■ Work to be completed
The listing below must be repeated word for word, with its images excluded.
======
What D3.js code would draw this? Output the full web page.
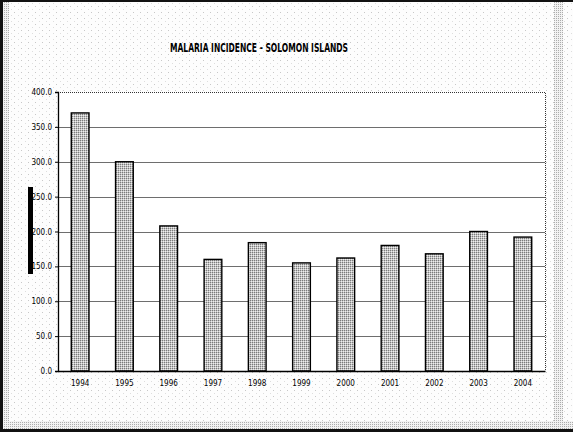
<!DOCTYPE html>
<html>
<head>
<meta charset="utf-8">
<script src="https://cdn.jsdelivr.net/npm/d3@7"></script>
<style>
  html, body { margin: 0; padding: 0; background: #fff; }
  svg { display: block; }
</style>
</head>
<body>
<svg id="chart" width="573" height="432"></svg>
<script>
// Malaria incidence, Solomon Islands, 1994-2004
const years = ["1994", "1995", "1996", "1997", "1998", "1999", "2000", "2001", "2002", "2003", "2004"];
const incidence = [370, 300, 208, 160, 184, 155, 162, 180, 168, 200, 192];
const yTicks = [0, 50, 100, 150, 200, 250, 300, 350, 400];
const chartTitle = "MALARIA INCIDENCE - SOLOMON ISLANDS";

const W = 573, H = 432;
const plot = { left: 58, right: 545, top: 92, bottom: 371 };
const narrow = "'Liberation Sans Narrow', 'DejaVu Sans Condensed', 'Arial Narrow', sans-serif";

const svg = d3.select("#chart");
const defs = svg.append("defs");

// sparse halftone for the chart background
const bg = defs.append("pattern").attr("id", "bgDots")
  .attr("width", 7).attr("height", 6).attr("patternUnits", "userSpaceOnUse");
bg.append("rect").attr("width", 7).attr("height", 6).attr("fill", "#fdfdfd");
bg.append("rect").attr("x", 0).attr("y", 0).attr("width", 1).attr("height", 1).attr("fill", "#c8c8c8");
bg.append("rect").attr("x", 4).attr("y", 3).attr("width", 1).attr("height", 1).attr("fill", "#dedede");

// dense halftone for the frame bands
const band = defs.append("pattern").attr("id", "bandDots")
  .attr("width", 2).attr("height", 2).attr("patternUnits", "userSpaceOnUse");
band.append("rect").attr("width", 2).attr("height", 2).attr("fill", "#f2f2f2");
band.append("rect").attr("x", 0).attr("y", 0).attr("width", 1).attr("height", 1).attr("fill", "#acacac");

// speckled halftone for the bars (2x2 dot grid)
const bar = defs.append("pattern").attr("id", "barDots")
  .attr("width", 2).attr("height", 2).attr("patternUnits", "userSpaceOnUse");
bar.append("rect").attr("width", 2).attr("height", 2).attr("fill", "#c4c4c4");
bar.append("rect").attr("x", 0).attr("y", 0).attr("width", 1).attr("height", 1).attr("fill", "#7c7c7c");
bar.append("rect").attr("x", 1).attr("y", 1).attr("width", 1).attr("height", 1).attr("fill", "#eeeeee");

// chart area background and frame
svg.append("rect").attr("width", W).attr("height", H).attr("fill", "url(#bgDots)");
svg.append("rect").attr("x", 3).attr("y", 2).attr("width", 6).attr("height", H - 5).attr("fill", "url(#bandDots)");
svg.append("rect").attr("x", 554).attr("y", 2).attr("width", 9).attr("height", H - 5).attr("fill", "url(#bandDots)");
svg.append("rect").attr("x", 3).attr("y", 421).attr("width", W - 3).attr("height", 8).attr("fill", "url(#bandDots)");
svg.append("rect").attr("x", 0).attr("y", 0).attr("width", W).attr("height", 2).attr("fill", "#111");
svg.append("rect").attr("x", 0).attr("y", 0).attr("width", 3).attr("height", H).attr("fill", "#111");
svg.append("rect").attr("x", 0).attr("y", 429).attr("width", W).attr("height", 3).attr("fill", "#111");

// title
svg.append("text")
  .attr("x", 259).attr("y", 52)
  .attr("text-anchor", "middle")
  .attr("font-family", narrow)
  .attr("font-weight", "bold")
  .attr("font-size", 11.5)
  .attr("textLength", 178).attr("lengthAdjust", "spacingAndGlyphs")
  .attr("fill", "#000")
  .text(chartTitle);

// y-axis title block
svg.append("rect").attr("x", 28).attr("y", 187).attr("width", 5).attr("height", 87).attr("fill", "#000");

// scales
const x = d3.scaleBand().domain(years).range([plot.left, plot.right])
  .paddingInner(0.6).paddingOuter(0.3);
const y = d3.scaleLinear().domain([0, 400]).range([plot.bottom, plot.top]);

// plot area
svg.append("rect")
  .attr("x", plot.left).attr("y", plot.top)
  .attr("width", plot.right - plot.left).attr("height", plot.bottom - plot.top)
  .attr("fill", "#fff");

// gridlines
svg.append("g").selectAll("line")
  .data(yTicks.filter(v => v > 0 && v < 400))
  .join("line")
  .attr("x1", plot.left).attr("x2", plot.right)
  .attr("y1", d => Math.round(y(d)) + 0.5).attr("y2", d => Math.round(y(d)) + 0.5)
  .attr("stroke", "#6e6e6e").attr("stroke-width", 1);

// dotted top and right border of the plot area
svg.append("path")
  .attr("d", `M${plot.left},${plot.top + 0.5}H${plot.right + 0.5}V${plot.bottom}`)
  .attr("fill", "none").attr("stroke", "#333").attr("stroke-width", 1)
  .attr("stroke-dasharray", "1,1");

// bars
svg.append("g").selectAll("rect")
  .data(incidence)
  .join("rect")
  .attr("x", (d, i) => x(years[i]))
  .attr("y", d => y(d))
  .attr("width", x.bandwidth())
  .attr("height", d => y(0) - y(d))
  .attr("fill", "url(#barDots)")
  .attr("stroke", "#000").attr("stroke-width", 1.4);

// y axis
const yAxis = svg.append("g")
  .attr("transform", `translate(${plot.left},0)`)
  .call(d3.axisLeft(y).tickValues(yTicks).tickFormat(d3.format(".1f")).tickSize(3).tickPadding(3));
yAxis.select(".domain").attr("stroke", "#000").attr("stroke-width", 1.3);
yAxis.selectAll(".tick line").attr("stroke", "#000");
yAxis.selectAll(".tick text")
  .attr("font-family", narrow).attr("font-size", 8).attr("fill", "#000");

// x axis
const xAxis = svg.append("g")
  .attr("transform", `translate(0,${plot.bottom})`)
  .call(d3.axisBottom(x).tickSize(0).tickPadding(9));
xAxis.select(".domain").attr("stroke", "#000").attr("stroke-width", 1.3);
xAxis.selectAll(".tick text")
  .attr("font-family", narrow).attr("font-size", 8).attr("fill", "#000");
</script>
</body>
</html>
======
■ The reply
What D3.js code would draw this? Output the full web page.
<!DOCTYPE html>
<html>
<head>
<meta charset="utf-8">
<script src="https://cdn.jsdelivr.net/npm/d3@7"></script>
<style>
  html, body { margin: 0; padding: 0; background: #fff; }
  svg { display: block; }
</style>
</head>
<body>
<svg id="chart" width="573" height="432"></svg>
<script>
// Malaria incidence, Solomon Islands, 1994-2004
const years = ["1994", "1995", "1996", "1997", "1998", "1999", "2000", "2001", "2002", "2003", "2004"];
const incidence = [370, 300, 208, 160, 184, 155, 162, 180, 168, 200, 192];
const yTicks = [0, 50, 100, 150, 200, 250, 300, 350, 400];
const chartTitle = "MALARIA INCIDENCE - SOLOMON ISLANDS";

const W = 573, H = 432;
const plot = { left: 58, right: 545, top: 92, bottom: 371 };
const narrow = "'Liberation Sans Narrow', 'DejaVu Sans Condensed', 'Arial Narrow', sans-serif";

const svg = d3.select("#chart");
const defs = svg.append("defs");

// sparse halftone for the chart background
const bg = defs.append("pattern").attr("id", "bgDots")
  .attr("width", 7).attr("height", 6).attr("patternUnits", "userSpaceOnUse");
bg.append("rect").attr("width", 7).attr("height", 6).attr("fill", "#fdfdfd");
bg.append("rect").attr("x", 0).attr("y", 0).attr("width", 1).attr("height", 1).attr("fill", "#c8c8c8");
bg.append("rect").attr("x", 4).attr("y", 3).attr("width", 1).attr("height", 1).attr("fill", "#dedede");

// dense halftone for the frame bands
const band = defs.append("pattern").attr("id", "bandDots")
  .attr("width", 2).attr("height", 2).attr("patternUnits", "userSpaceOnUse");
band.append("rect").attr("width", 2).attr("height", 2).attr("fill", "#f2f2f2");
band.append("rect").attr("x", 0).attr("y", 0).attr("width", 1).attr("height", 1).attr("fill", "#acacac");

// speckled halftone for the bars (2x2 dot grid)
const bar = defs.append("pattern").attr("id", "barDots")
  .attr("width", 2).attr("height", 2).attr("patternUnits", "userSpaceOnUse");
bar.append("rect").attr("width", 2).attr("height", 2).attr("fill", "#c4c4c4");
bar.append("rect").attr("x", 0).attr("y", 0).attr("width", 1).attr("height", 1).attr("fill", "#7c7c7c");
bar.append("rect").attr("x", 1).attr("y", 1).attr("width", 1).attr("height", 1).attr("fill", "#eeeeee");

// chart area background and frame
svg.append("rect").attr("width", W).attr("height", H).attr("fill", "url(#bgDots)");
svg.append("rect").attr("x", 3).attr("y", 2).attr("width", 6).attr("height", H - 5).attr("fill", "url(#bandDots)");
svg.append("rect").attr("x", 554).attr("y", 2).attr("width", 9).attr("height", H - 5).attr("fill", "url(#bandDots)");
svg.append("rect").attr("x", 3).attr("y", 421).attr("width", W - 3).attr("height", 8).attr("fill", "url(#bandDots)");
svg.append("rect").attr("x", 0).attr("y", 0).attr("width", W).attr("height", 2).attr("fill", "#111");
svg.append("rect").attr("x", 0).attr("y", 0).attr("width", 3).attr("height", H).attr("fill", "#111");
svg.append("rect").attr("x", 0).attr("y", 429).attr("width", W).attr("height", 3).attr("fill", "#111");

// title
svg.append("text")
  .attr("x", 259).attr("y", 52)
  .attr("text-anchor", "middle")
  .attr("font-family", narrow)
  .attr("font-weight", "bold")
  .attr("font-size", 11.5)
  .attr("textLength", 178).attr("lengthAdjust", "spacingAndGlyphs")
  .attr("fill", "#000")
  .text(chartTitle);

// y-axis title block
svg.append("rect").attr("x", 28).attr("y", 187).attr("width", 5).attr("height", 87).attr("fill", "#000");

// scales
const x = d3.scaleBand().domain(years).range([plot.left, plot.right])
  .paddingInner(0.6).paddingOuter(0.3);
const y = d3.scaleLinear().domain([0, 400]).range([plot.bottom, plot.top]);

// plot area
svg.append("rect")
  .attr("x", plot.left).attr("y", plot.top)
  .attr("width", plot.right - plot.left).attr("height", plot.bottom - plot.top)
  .attr("fill", "#fff");

// gridlines
svg.append("g").selectAll("line")
  .data(yTicks.filter(v => v > 0 && v < 400))
  .join("line")
  .attr("x1", plot.left).attr("x2", plot.right)
  .attr("y1", d => Math.round(y(d)) + 0.5).attr("y2", d => Math.round(y(d)) + 0.5)
  .attr("stroke", "#6e6e6e").attr("stroke-width", 1);

// dotted top and right border of the plot area
svg.append("path")
  .attr("d", `M${plot.left},${plot.top + 0.5}H${plot.right + 0.5}V${plot.bottom}`)
  .attr("fill", "none").attr("stroke", "#333").attr("stroke-width", 1)
  .attr("stroke-dasharray", "1,1");

// bars
svg.append("g").selectAll("rect")
  .data(incidence)
  .join("rect")
  .attr("x", (d, i) => x(years[i]))
  .attr("y", d => y(d))
  .attr("width", x.bandwidth())
  .attr("height", d => y(0) - y(d))
  .attr("fill", "url(#barDots)")
  .attr("stroke", "#000").attr("stroke-width", 1.4);

// y axis
const yAxis = svg.append("g")
  .attr("transform", `translate(${plot.left},0)`)
  .call(d3.axisLeft(y).tickValues(yTicks).tickFormat(d3.format(".1f")).tickSize(3).tickPadding(3));
yAxis.select(".domain").attr("stroke", "#000").attr("stroke-width", 1.3);
yAxis.selectAll(".tick line").attr("stroke", "#000");
yAxis.selectAll(".tick text")
  .attr("font-family", narrow).attr("font-size", 8).attr("fill", "#000");

// x axis
const xAxis = svg.append("g")
  .attr("transform", `translate(0,${plot.bottom})`)
  .call(d3.axisBottom(x).tickSize(0).tickPadding(9));
xAxis.select(".domain").attr("stroke", "#000").attr("stroke-width", 1.3);
xAxis.selectAll(".tick text")
  .attr("font-family", narrow).attr("font-size", 8).attr("fill", "#000");
</script>
</body>
</html>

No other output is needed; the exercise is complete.